We love the city for getting bad-ass about in-store packaging reduction. But ditching paper cups for polystyrene foam is just stupid after all the hard work enviros did in the 80s to purge polluting polystyrene from fast food outlets.
Before we wake up with a foam hangover, regulators might want to consider a few things.
DON'T BOLSTER IT, BAN IT
We've got to yank polystyrene (aka styrofoam) from restaurants, not lay out a welcome mat for it.
STICK WITH PAPER - FOR NOW:
Paper's not the takeout dream solution, but it's better than chem- and carbon-footprint-heavy polystyrene. The real prize is reusable cups and containers. So let's focus on getting them out there.
OFF WITH THEIR LIDS
The city says paper cups can't be recycled because clueless coffee swillers leave their lids on when tossing them. Let's at least try slapping giant "Please Remove Lids Before Recycling" signs in coffee shops as well as on the cups and lids themselves before we ban an option that has the best chance of biodegrading before we die. Polystyrene will live an eternity in landfill after it's downcycled once.
YOU SELL IT, YOU RECYCLE IT
If food and beverage containers are going to have a chance in hell of being recycled, city licences shouldn't be bestowed unless outlets handing out disposable food packages have composting and recycling bins. That means everyone from donut-selling gas stations to pizza joints should have clearly labelled blue and green bins.
BOOST STREETSIDE RECYCLING AND COMPOSTING
Most on-the-go food containers get tossed - go figure - on the go. But we just can't seem to put our trash in the right slot. Our streetside recycling bins should be way more clearly organized to make it easier for rushed Torontonians to toss it in the right hole. And, yes, we know public green composting bins are only supposed to hit the streets after condos and apartments are on board, which means you shouldn't hold your breath.

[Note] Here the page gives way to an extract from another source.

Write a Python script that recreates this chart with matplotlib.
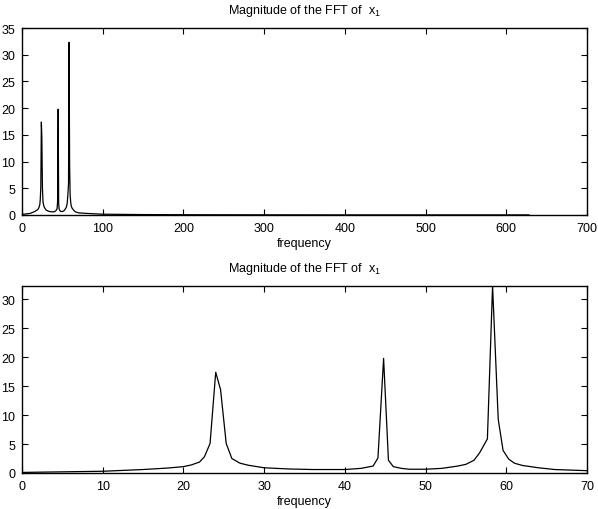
import matplotlib
matplotlib.use("Agg")
import matplotlib.pyplot as plt

plt.rcParams['font.family'] = ['Liberation Sans', 'DejaVu Sans']
plt.rcParams['mathtext.fontset'] = 'custom'
plt.rcParams['mathtext.rm'] = 'Liberation Sans'
plt.rcParams['mathtext.it'] = 'Liberation Sans'

freq = [0, 5, 10, 15, 18, 20, 21, 22, 22.6, 23.3, 24.0, 24.6, 25.3, 26, 27, 28, 30, 33,
        36, 40, 42, 43.5, 44.1, 44.8, 45.4, 46, 47, 48, 50, 52, 54, 55, 56, 56.7, 57.66,
        58.3, 59.0, 59.6, 60.3, 61, 62, 64, 66, 68, 70, 80, 100, 150, 200, 300, 400, 500, 628]
mag = [0.1, 0.2, 0.3, 0.6, 0.85, 1.1, 1.4, 1.9, 2.8, 5.1, 17.4, 14.4, 5.1, 2.5, 1.7, 1.35, 0.9, 0.7,
       0.6, 0.6, 0.8, 1.2, 2.6, 19.8, 2.2, 1.1, 0.8, 0.65, 0.65, 0.8, 1.2, 1.5, 2.2, 3.5, 5.9,
       32.3, 9.3, 3.9, 2.4, 1.7, 1.3, 0.9, 0.6, 0.5, 0.4, 0.3, 0.15, 0.08, 0.05, 0.03, 0.02, 0.02, 0.02]

title = "Magnitude of the FFT of  x$_1$"
W, H = 598, 510
fig = plt.figure(figsize=(W/100, H/100), dpi=100)

def px_axes(left, top, right, bottom):
    return fig.add_axes([left/W, 1 - bottom/H, (right-left)/W, (bottom-top)/H])

ax1 = px_axes(22, 29, 587, 216)
ax2 = px_axes(22, 287, 587, 474)

for ax, xlim, ylim, xt, yt in [
    (ax1, (0, 700), (0, 35), range(0, 701, 100), range(0, 36, 5)),
    (ax2, (0, 70), (0, 32.3), range(0, 71, 10), range(0, 31, 5)),
]:
    ax.plot(freq, mag, color='black', lw=0.9)
    ax.set_xlim(*xlim)
    ax.set_ylim(*ylim)
    ax.set_xticks(list(xt))
    ax.set_yticks(list(yt))
    ax.tick_params(direction='in', top=True, right=True, length=4, width=0.8,
                   labelsize=9, pad=5)
    for s in ax.spines.values():
        s.set_linewidth(1.0)
    ax.set_xlabel('frequency', fontsize=9, labelpad=2)
    ax.set_title(title, fontsize=9, pad=11)

fig.savefig('out.png', dpi=100)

COOPERATION MAKES IT HAPPEN:
We need a binding province-wide industry-government agreement on takeout containers akin to last year's deal on plastic bag use. That means we need to see the Canadian Restaurant and Foodservices Association, packagers and others agree to the following:
• Reduce single-use takeout containers by 50 per cent (even the recyclable kind) by 2012. No pussyfooting around here.
• Offer reusable takeout containers to consumers at a discounted rate.
• Just as the grocers of the province agreed to the front-end retraining of employees to do things like pack more items in one bag, takeout joints have to agree to retrain employees to ask patrons: 1) "Would you like that for here?" (in which case they'd serve coffee in a ceramic mug and food on a washable plate); and 2) "Do you have a reusable container with you?"
• Increase the amount of recycled content in reusable and non-reusable food containers from zero to, well, greater than zero. How 'bout 20 per cent for starters? Starbucks may only have 10 per cent recycled content in its cups, but that saves 5 million pounds of virgin tree fibre from facing the axe every year.
• Ontario's Enviro Ministry, along with the city, should fund a mass education campaign around all of the above.
BRAVE NEW CUP:
Yes, reusable mugs should be promoted above all else (especially recyclable ones like stainless steel.) But we've clearly got to overhaul disposable options as we know them. So paper cups with plastic lids are causing problems because recyclers don't want to sit there removing all the damn lids? We need some R&D funds allocated to making a paper lid to match that paper cup.
Hell, a reusable lid people can keep in their back pocket or purse for all those times they forget their reusable mug would do, too.
We also need research on making 100 per cent recycled paper cups that aren't coated with petroleum-based wax (as they are now) or food-crop-based plastic (like the corn-based liners on existing green paper cups), both of which face sustainability challenges. If people are currently making plastics out of potato waste and orange peels, why can't we seal paper takeout products with this stuff? No doubt if Tim Hortons and Starbucks were on deadline to create the world's greenest cups, solutions would percolate to the surface.
And in terms of biodegradable plastic options, these have to come not from pesticide-laden food crops like corn but from agricultural waste, so we can get a little reducing and reusing going on. Of course, we also have to have industrial composters that take them (unlike T.O.'s green bin system.) Otherwise, they'll rot in landfill just like last night's Chinese takeout containers. And that doesn't do us or the planet any good.